Translate catalog parameters into route requirements

Catalog data becomes useful only after it is translated into a cleaning route. Cleaning width affects the number of passes, tank capacity affects refill and drain stops, runtime affects whether the operator can finish a shift, and turning radius affects whether the machine can work around racks, pillars and loading docks.

For a warehouse or factory, build a simple route worksheet before requesting quotations. Record the daily area, narrowest aisle, longest uninterrupted route, water refill point, drain point, charging point, expected cleaning window and any slope or ramp. This worksheet helps compare models on the same operating assumptions instead of comparing unrelated headline specifications.

Create a sample test that reflects the real floor

A sample test should not be limited to driving a machine on a clean floor for a few minutes. The test should include the site soil type, normal traffic pattern, edge cleaning, turns, water recovery at the end of the route and operator feedback after draining and rinsing the machine.
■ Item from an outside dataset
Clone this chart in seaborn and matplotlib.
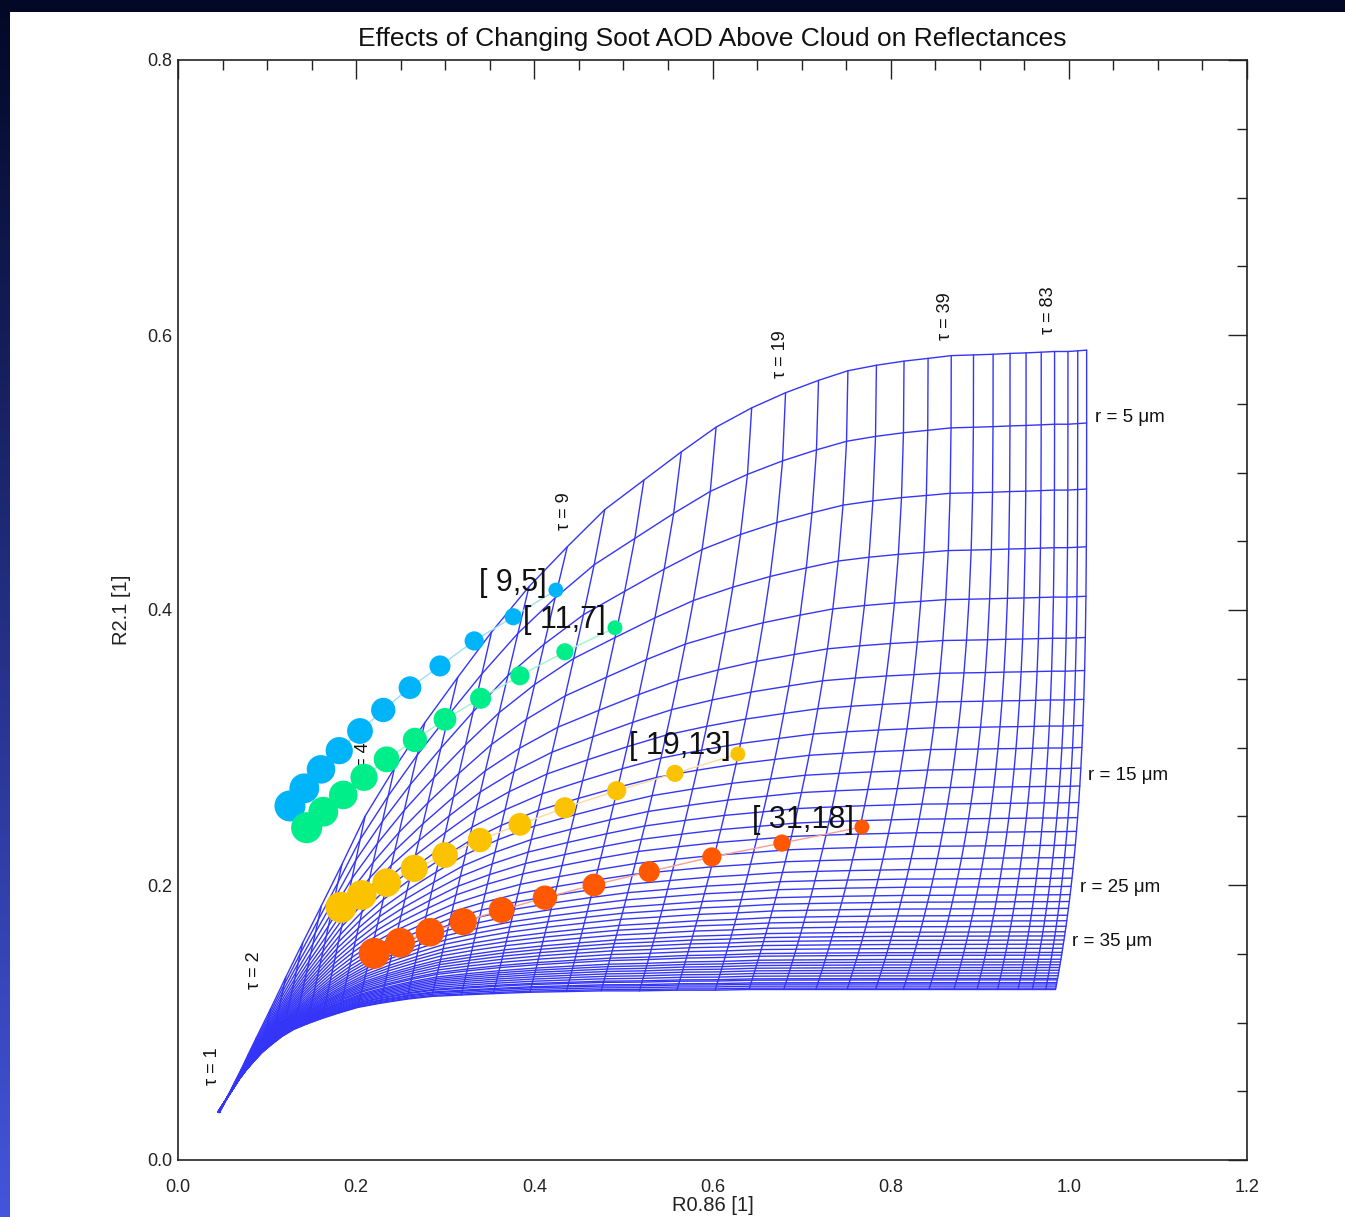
import numpy as np
import pandas as pd
import matplotlib
matplotlib.use("Agg")
import matplotlib.pyplot as plt
from matplotlib.patches import Rectangle
from matplotlib.ticker import MultipleLocator
import seaborn as sns

# ---------------- data ----------------
# optical-thickness lines of the look-up table
tau_values = [1.0, 1.12, 1.26, 1.41, 1.59, 1.78, 2.0, 2.24, 2.52, 2.83, 3.17, 3.56, 4.0,
              4.6, 5.2, 6.0, 6.8, 7.9, 9.0, 10.3, 11.8, 13.5, 15.2, 17.0, 19.0,
              21.7, 24.8, 28.2, 31.5, 35.0, 39.0, 44.5, 51.0, 58.0, 65.0, 73.5, 83.0,
              94.0, 107.0, 122.0]
# each tau line: R0.86 / R2.1 on the smallest-radius edge (top), where it crosses r = 15 um,
# and on the largest-radius edge (bottom)
x_top = [0.047, 0.052, 0.058, 0.064, 0.071, 0.079, 0.088, 0.104, 0.121, 0.140, 0.161, 0.184, 0.210,
         0.243, 0.277, 0.314, 0.352, 0.394, 0.437, 0.479, 0.523, 0.565, 0.604, 0.644, 0.682,
         0.719, 0.752, 0.784, 0.815, 0.842, 0.868, 0.893, 0.915, 0.934, 0.952, 0.969, 0.984,
         0.999, 1.010, 1.020]
y_top = [0.035, 0.041, 0.049, 0.057, 0.066, 0.077, 0.089, 0.110, 0.133, 0.158, 0.185, 0.215, 0.250,
         0.285, 0.318, 0.351, 0.384, 0.417, 0.446, 0.473, 0.4945, 0.515, 0.533, 0.547, 0.558,
         0.567, 0.574, 0.578, 0.581, 0.583, 0.585, 0.5855, 0.586, 0.5866, 0.587, 0.5875, 0.588,
         0.588, 0.5885, 0.589]
x_r15 = [0.0456, 0.0506, 0.0566, 0.0626, 0.0696, 0.0770, 0.0853, 0.0972, 0.1100, 0.1243, 0.1399,
         0.1574, 0.1773, 0.2007, 0.2259, 0.2547, 0.2872, 0.3197, 0.3558, 0.3965, 0.4411, 0.4850,
         0.5279, 0.5734, 0.6173, 0.6610, 0.6998, 0.7382, 0.7744, 0.8074, 0.8383, 0.8669, 0.8927,
         0.9157, 0.9366, 0.9558, 0.9738, 0.9894, 1.0017, 1.0123]
x_bot = [0.045, 0.050, 0.056, 0.062, 0.069, 0.076, 0.084, 0.094, 0.105, 0.117, 0.130, 0.145, 0.162,
         0.181, 0.202, 0.227, 0.257, 0.285, 0.318, 0.354, 0.395, 0.436, 0.475, 0.518, 0.560,
         0.603, 0.641, 0.680, 0.716, 0.751, 0.783, 0.814, 0.843, 0.871, 0.897, 0.920, 0.943,
         0.959, 0.974, 0.985]
y_bot = [0.035, 0.040, 0.046, 0.052, 0.059, 0.065, 0.071, 0.078, 0.084, 0.090, 0.095, 0.099, 0.103,
         0.107, 0.111, 0.114, 0.117, 0.119, 0.120, 0.121, 0.122, 0.1225, 0.123, 0.123, 0.1235,
         0.1235, 0.124, 0.124, 0.124, 0.124, 0.124, 0.124, 0.124, 0.124, 0.124, 0.124, 0.124,
         0.124, 0.124, 0.124]
# effective-radius lines and their R2.1 at the thick-cloud (right) edge
r_values = list(range(4, 51))
r_edge = [0.589, 0.536, 0.488, 0.446, 0.410, 0.380, 0.356, 0.335, 0.316, 0.300, 0.285, 0.272,
          0.260, 0.249, 0.239, 0.229, 0.220, 0.212, 0.205, 0.199, 0.193, 0.188, 0.183, 0.178,
          0.174, 0.170, 0.166, 0.163, 0.160, 0.157, 0.154, 0.151, 0.149, 0.146, 0.144, 0.142,
          0.140, 0.138, 0.136, 0.134, 0.132, 0.131, 0.129, 0.128, 0.1265, 0.125, 0.124]

tau_labels = {1: (0.039, 0.068), 2: (0.086, 0.138), 4: (0.208, 0.290), 9: (0.434, 0.472),
              19: (0.676, 0.586), 39: (0.861, 0.614), 83: (0.977, 0.618)}
r_labels = {5: (1.029, 0.540), 15: (1.021, 0.280), 25: (1.012, 0.1985), 35: (1.003, 0.159)}

# soot AOD series (dots go from the clean-cloud point to increasing AOD)
aod_levels = [0.0, 0.1, 0.2, 0.3, 0.4, 0.5, 0.6, 0.7, 0.8, 0.9, 1.0]
blue_x = [0.4242, 0.3763, 0.3325, 0.2941, 0.2604, 0.2304, 0.2043, 0.1810, 0.1605, 0.1418, 0.1257]
blue_y = [0.4145, 0.3951, 0.3775, 0.3593, 0.3435, 0.3273, 0.3120, 0.2977, 0.2841, 0.2703, 0.2575]
green_x = [0.4905, 0.4343, 0.3838, 0.3397, 0.2997, 0.2660, 0.2342, 0.2088, 0.1855, 0.1631, 0.1444]
green_y = [0.3871, 0.3696, 0.3522, 0.3358, 0.3205, 0.3055, 0.2914, 0.2783, 0.2655, 0.2533, 0.2417]
yellow_x = [0.6285, 0.5578, 0.4924, 0.4343, 0.3838, 0.3389, 0.2997, 0.2652, 0.2342, 0.2062, 0.1829]
yellow_y = [0.2953, 0.2812, 0.2686, 0.2562, 0.2441, 0.2327, 0.2218, 0.2121, 0.2017, 0.1927, 0.1838]
red_x = [0.7677, 0.6779, 0.5993, 0.5290, 0.4669, 0.4119, 0.3633, 0.3202, 0.2828, 0.2492, 0.2203]
red_y = [0.2422, 0.2305, 0.2204, 0.2097, 0.2000, 0.1908, 0.1818, 0.1733, 0.1656, 0.1580, 0.1503]
series_names = ["[ 9,5]", "[ 11,7]", "[ 19,13]", "[ 31,18]"]
series_label_pos = [(0.376, 0.420), (0.434, 0.393), (0.563, 0.301), (0.701, 0.247)]

# ---------------- build tables ----------------
span = r_edge[0] - r_edge[-1]
s_frac = [(v - r_edge[-1]) / span for v in r_edge]          # position of each r line, 0..1
s15 = s_frac[r_values.index(15)]
rows = []
for i, t in enumerate(tau_values):
    dx = x_top[i] - x_bot[i]
    frac15 = (x_top[i] - x_r15[i]) / dx if dx > 0 else 1 - s15
    bend = np.log(max(frac15, 1e-6)) / np.log(1 - s15)       # how strongly the tau line bends
    for j, r in enumerate(r_values):
        s = s_frac[j]
        xv = x_top[i] - dx * (1 - s) ** bend
        yv = y_bot[i] + s * (y_top[i] - y_bot[i])
        rows.append((r, i, xv, yv))
grid_df = pd.DataFrame(rows, columns=["r", "tau_idx", "x", "y"])

dot_frames = []
for name, xs, ys in zip(series_names, [blue_x, green_x, yellow_x, red_x],
                        [blue_y, green_y, yellow_y, red_y]):
    dot_frames.append(pd.DataFrame({"series": name, "aod": aod_levels, "x": xs, "y": ys}))
dots = pd.concat(dot_frames, ignore_index=True)

dot_colors = {"[ 9,5]": "#00b4fa", "[ 11,7]": "#00ee8a", "[ 19,13]": "#fbc200", "[ 31,18]": "#ff5800"}
link_colors = {"[ 9,5]": "#9fdcf8", "[ 11,7]": "#9ff5c8", "[ 19,13]": "#fcd9a0", "[ 31,18]": "#f5a090"}
GRID = "#3535f8"

# ---------------- figure ----------------
sns.set_theme(style="white")
plt.rcParams["font.family"] = ["Liberation Sans", "DejaVu Sans"]
plt.rcParams["axes.unicode_minus"] = False

W, H = 1345, 1217
fig = plt.figure(figsize=(W / 100, H / 100), dpi=100)
fig.patch.set_facecolor("#020826")

bg = fig.add_axes([0, 0, 1, 1], zorder=-10)
bg.set_axis_off()
bg.set_xlim(0, 1)
bg.set_ylim(0, 1)
grad = np.linspace(0, 1, 256)[:, None]
c_top = np.array([0x02, 0x08, 0x26]) / 255
c_bot = np.array([0x44, 0x55, 0xdd]) / 255
img = c_bot[None, None, :] * (1 - grad[:, :, None]) + c_top[None, None, :] * grad[:, :, None]
img = img[::-1]
bg.imshow(img, extent=[0, 10 / W, 0, 1], aspect="auto", origin="upper", zorder=0)
bg.add_patch(Rectangle((10 / W, 0), 1 - 10 / W, 1 - 12 / H, facecolor="white",
                       edgecolor="none", zorder=1))

ax = fig.add_axes([178 / W, 1 - 1160 / H, (1247 - 178) / W, 1100 / H])
ax.set_facecolor("white")

# LUT grid: radius lines and optical thickness lines
sns.lineplot(data=grid_df.sort_values(["r", "tau_idx"]), x="x", y="y", units="r",
             estimator=None, sort=False, color=GRID, lw=1.0, ax=ax, legend=False, zorder=2)
sns.lineplot(data=grid_df.sort_values(["tau_idx", "r"]), x="x", y="y", units="tau_idx",
             estimator=None, sort=False, color=GRID, lw=1.0, ax=ax, legend=False, zorder=2)

# tau / radius labels (under the dots)
for t, (lx, ly) in tau_labels.items():
    ax.text(lx, ly, f"τ = {t}", rotation=90, ha="center", va="center", fontsize=13,
            color="#111111", zorder=3)
for r, (lx, ly) in r_labels.items():
    ax.text(lx, ly, f"r = {r} μm", ha="left", va="center", fontsize=13.5, color="#111111", zorder=3)

# AOD series
for name in series_names:
    sub = dots[dots["series"] == name]
    sns.lineplot(data=sub, x="x", y="y", sort=False, color=link_colors[name], lw=1.0,
                 ax=ax, legend=False, zorder=4)
sns.scatterplot(data=dots, x="x", y="y", hue="series", palette=dot_colors, size="aod",
                sizes=(115, 500), linewidth=0, legend=False, ax=ax, zorder=5, alpha=1)
for name, (lx, ly) in zip(series_names, series_label_pos):
    ax.text(lx, ly, name, ha="center", va="center", fontsize=22, color="#111111", zorder=6)

ax.set_xlim(0, 1.2)
ax.set_ylim(0, 0.8)
ax.set_xticks(np.arange(0, 1.21, 0.2))
ax.set_yticks(np.arange(0, 0.81, 0.2))
ax.xaxis.set_minor_locator(MultipleLocator(0.05))
ax.yaxis.set_minor_locator(MultipleLocator(0.05))
ax.tick_params(which="both", direction="in", top=True, right=True, colors="#222222",
               labelsize=13, width=1.0)
ax.tick_params(which="major", length=14)
ax.tick_params(which="minor", length=7)
ax.tick_params(axis="x", pad=13.5)
ax.tick_params(axis="y", pad=4)
for sp in ax.spines.values():
    sp.set_color("#222222")
    sp.set_linewidth(1.2)
ax.set_xlabel("R0.86 [1]", fontsize=14.5, labelpad=0, color="#222222")
ax.set_ylabel("R2.1 [1]", fontsize=14.5, labelpad=12, color="#222222")
ax.set_title("Effects of Changing Soot AOD Above Cloud on Reflectances", fontsize=19,
             pad=10, color="#111111")

fig.savefig("out.png", dpi=100, facecolor=fig.get_facecolor())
Useful test notes include floor type, soil level, brush or pad used, detergent use, number of passes, remaining water, battery level after the test and any operator difficulty. These notes become procurement evidence and make later service discussions clearer.

Connect selection to evidence and after-sales support

The supplier should be able to provide more than a product photo. For industrial buyers, helpful support includes a parameter table, spare-part list, consumable names, maintenance instructions, packing information, available manuals and a clear route for technical questions.

When two machines look similar, the better choice is often the one supported by clearer documentation and replacement parts. That is why the selection process should link the product page, FAQ, maintenance guide and evidence pages rather than leaving the buyer with a single product card.

Limitations and checks before purchase

  • A floor scrubber is not ideal for dry dust-only areas where sweeping and dust control are the first priority.
  • Very uneven floors, steep ramps or areas with many cables and obstacles need an on-site route check before model selection.
  • If wastewater disposal is restricted, tank capacity alone does not solve the cleaning plan.